La seconde priorité de ce budget est la revitalisation des territoires ruraux et périurbains, grâce au maintien des services de proximité et à la mise en oeuvre d'une politique expérimentale concernant les centres-bourgs. L'accessibilité des services au public est indispensable à la qualité de vie des habitants de ces territoires. Pour répondre à ces besoins, la création de maisons de service public est encouragée et continuera à l'être fortement en 2015, pour atteindre l'objectif ambitieux que nous nous sommes fixé de 1 000 maisons d'ici à 2017. Il en va de même pour l'élaboration des schémas départementaux d'accès aux services, qui permettent de mieux apprécier les déséquilibres de l'offre et d'identifier les besoins ; ils sont soutenus financièrement par le FNADT. Au total, l'engagement de l'État en faveur de cette politique représentera plus de 9 millions d'euros. L'accès aux soins est également un élément déterminant de la qualité de vie de nos concitoyens et une préoccupation des élus locaux. Le FNADT continuera donc, monsieur Vergnier, à soutenir le développement des maisons de santé via le volet territorial des CPER.

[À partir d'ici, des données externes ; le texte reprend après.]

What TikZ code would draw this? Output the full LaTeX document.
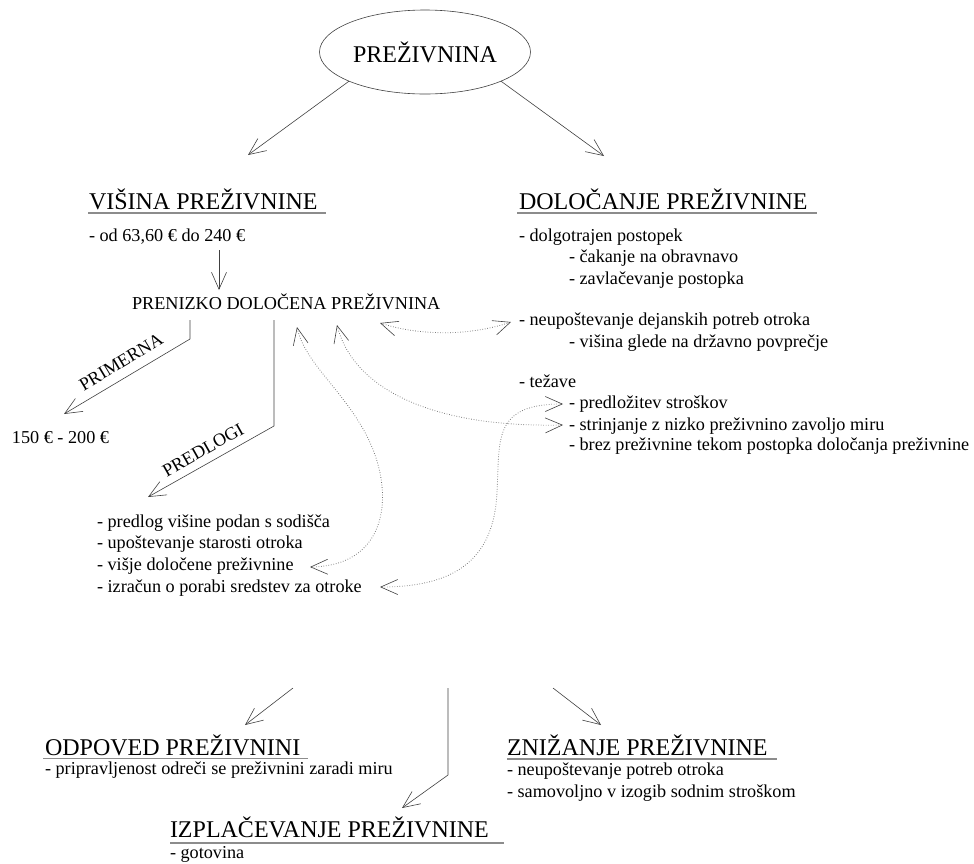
\documentclass[tikz,border=0pt]{standalone}
\usepackage{fontspec}
\setmainfont{Liberation Serif}
\usetikzlibrary{arrows.meta,shapes.geometric}
\tikzset{myb/.tip={Straight Barb[length=17pt,width=15pt,line width=0.6pt,color=black!75]}}
\begin{document}
\begin{tikzpicture}[x=1pt,y=-1pt,
  every node/.style={inner sep=0pt, outer sep=0pt, text=black},
  hd/.style={anchor=base west, font=\fontsize{24}{28}\selectfont},
  bd/.style={anchor=base west, font=\fontsize{18.2}{22}\selectfont},
  rot/.style={font=\fontsize{18.2}{22}\selectfont},
  uline/.style={draw=black!45, line width=1.4pt},
  arr/.style={draw=black!75, line width=0.6pt, -{myb}},
  dotarr/.style={draw=black!55, line width=0.8pt, dash pattern=on 0.7pt off 1.8pt, {myb}-{myb}},
]
\path[use as bounding box] (0,0) rectangle (974,863);

% root
\node[ellipse, draw=black!75, line width=0.6pt, minimum width=211pt, minimum height=84pt,
      font=\fontsize{24}{28}\selectfont] (root) at (425,52) {PREŽIVNINA};
\coordinate (t1) at (248,155);
\coordinate (t2) at (604,156);
\draw[arr] (root.201) -- (t1);
\draw[arr] (root.339) -- (t2);

% left branch
\node[hd] (visina) at (89,209) {VIŠINA PREŽIVNINE};
\draw[uline] (88,213) -- (326,213);
\node[bd] (od) at (89,241) {- od 63,60 € do 240 €};
\coordinate (d1) at (219,250);
\coordinate (d2) at (219,290);
\draw[arr] (d1) -- (d2);
\node[bd] (prenizko) at (132,309.5) {PRENIZKO DOLOČENA PREŽIVNINA};

\coordinate (p0) at (190,320);
\coordinate (p1) at (190,339);
\coordinate (p2) at (64,414);
\draw[arr] (p0) -- (p1) -- (p2);
\node[rot, rotate=31] (primerna) at (121,362) {PRIMERNA};
\node[bd] (eur) at (12,443) {150 € - 200 €};

\coordinate (q0) at (274,320);
\coordinate (q1) at (274,426);
\coordinate (q2) at (148,497);
\draw[arr] (q0) -- (q1) -- (q2);
\node[rot, rotate=29.5] (predlogi) at (203,450) {PREDLOGI};

\node[bd] (l1) at (97,527) {- predlog višine podan s sodišča};
\node[bd] (l2) at (97,548) {- upoštevanje starosti otroka};
\node[bd] (l3) at (97,570) {- višje določene preživnine};
\node[bd] (l4) at (97,592) {- izračun o porabi sredstev za otroke};

% right branch
\node[hd] (dolocanje) at (519,209) {DOLOČANJE PREŽIVNINE};
\draw[uline] (517,213) -- (817,213);
\node[bd] (r1) at (519,241) {- dolgotrajen postopek};
\node[bd] (r2) at (569,262) {- čakanje na obravnavo};
\node[bd] (r3) at (569,284) {- zavlačevanje postopka};
\node[bd] (r4) at (519,325) {- neupoštevanje dejanskih potreb otroka};
\node[bd] (r5) at (569,347) {- višina glede na državno povprečje};
\node[bd] (r6) at (519,387) {- težave};
\node[bd] (r7) at (569,408) {- predložitev stroškov};
\node[bd] (r8) at (569,430) {- strinjanje z nizko preživnino zavoljo miru};
\node[bd] (r9) at (569,450) {- brez preživnine tekom postopka določanja preživnine};

% dotted links
\coordinate (dA1) at (380,323);
\coordinate (dA2) at (511,322);
\draw[dotarr] (dA1) .. controls (420,336) and (470,336) .. (dA2);

\coordinate (dB1) at (310,567);
\coordinate (dB2) at (297,327);
\draw[dotarr] (dB1) .. controls (385,566) and (394,500) .. (372,447)
                    .. controls (350,395) and (305,365) .. (dB2);

\coordinate (dC1) at (337,325);
\coordinate (dC2) at (563,425);
\draw[dotarr] (dC1) .. controls (352,385) and (425,428) .. (dC2);

\coordinate (dD1) at (563,404);
\coordinate (dD2) at (380,587);
\draw[dotarr] (dD1) .. controls (492,404) and (500,440) .. (497,492)
                    .. controls (494,562) and (452,587) .. (dD2);

% bottom
\coordinate (b1s) at (293,688);
\coordinate (b1e) at (245,725);
\draw[arr] (b1s) -- (b1e);
\node[hd] (odpoved) at (45,755) {ODPOVED PREŽIVNINI};
\draw[uline] (43,758.5) -- (308,758.5);
\node[bd] (o1) at (45,774) {- pripravljenost odreči se preživnini zaradi miru};

\coordinate (b2s) at (448,688);
\coordinate (b2m) at (448,775);
\coordinate (b2e) at (402,808);
\draw[arr] (b2s) -- (b2m) -- (b2e);
\node[hd] (izplacevanje) at (170,837) {IZPLAČEVANJE PREŽIVNINE};
\draw[uline] (170,843) -- (504,843);
\node[bd] (g1) at (170,858) {- gotovina};

\coordinate (b3s) at (553,688);
\coordinate (b3e) at (601,725);
\draw[arr] (b3s) -- (b3e);
\node[hd] (znizanje) at (507,755) {ZNIŽANJE PREŽIVNINE};
\draw[uline] (507,759) -- (777,759);
\node[bd] (z1) at (507,775) {- neupoštevanje potreb otroka};
\node[bd] (z2) at (507,797) {- samovoljno v izogib sodnim stroškom};
\end{tikzpicture}
\end{document}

Par ailleurs, le dispositif expérimental visant à conforter la présence de centres-bourgs dynamiques et animés dans les territoires ruraux périurbains s'adresse, je vous le confirme, à un binôme commune-intercommunalité, car nous souhaitons accompagner une démarche globale d'animation du territoire à l'échelle intercommunale. Trois cents communes ont été identifiées par les préfets de région ; nous devons en sélectionner cinquante dans les prochaines semaines. Le choix ne sera pas aisé, compte tenu de la qualité des dossiers présentés. Cette vision transversale est pour moi essentielle, puisqu'il s'agit de soutenir le commerce, l'artisanat, l'agriculture, l'économie de proximité, les services publics et l'habitat. Je souhaite ensuite, si l'évaluation de cette expérimentation est concluante, intégrer cette politique dans les contrats de plan État-régions, par exemple dans le cadre de la « clause de revoyure » en 2016.

Je n'évoquerai pas le prêt à taux zéro (PTZ) dans l'ancien, dont nous avons discuté hier lors de l'examen des crédits de la mission « Logement ».

S'agissant des pôles d'excellence rurale, j'ai préféré, là encore, orienter les crédits de la mission vers les CPER, en particulier leur volet territorial, qui permet de soutenir des projets dans un cadre contractuel et non dans la logique de mise en concurrence des appels à projets.

Enfin, vous avez évoqué l'important effort consenti par le Gouvernement en faveur des infrastructures numériques, essentielles pour le développement, l'attractivité et la compétitivité des territoires ruraux. Le plan « France très haut débit » fonctionne très bien. Je tins du reste à souligner l'implication de mes services dans sa mise en oeuvre, puisque soixante et onze projets concernant soixante départements ont été déposés. Les financements de l'État sont au rendez-vous, dans une logique de péréquation favorable aux territoires les plus ruraux. Je partage votre souci de développer les usages du numérique – et je sais qu'Axelle Lemaire est également consciente de cet enjeu. J'ai donc souhaité qu'ils soient encouragés via les crédits dédiés du FNADT dans les CPER ; je sais que plusieurs régions souhaitent saisir cette opportunité.

Tels sont les grandes lignes du programme 112 du PLF pour 2015 et les objectifs qui lui sont assignés. Cependant, ce programme n'est pas l'unique voie de la mobilisation financière de l'État en faveur de l'aménagement du territoire, qui bénéficiera en 2015 d'un effort budgétaire total estimé à plus de 5,6 milliards d'euros. Mon ministère mène ainsi une action transversale de mise en cohérence des interventions des autres ministères en faveur de l'égalité des territoires. De tout cela, nous aurons l'occasion de parler lors des Assises de la ruralité, qui s'ouvrent demain.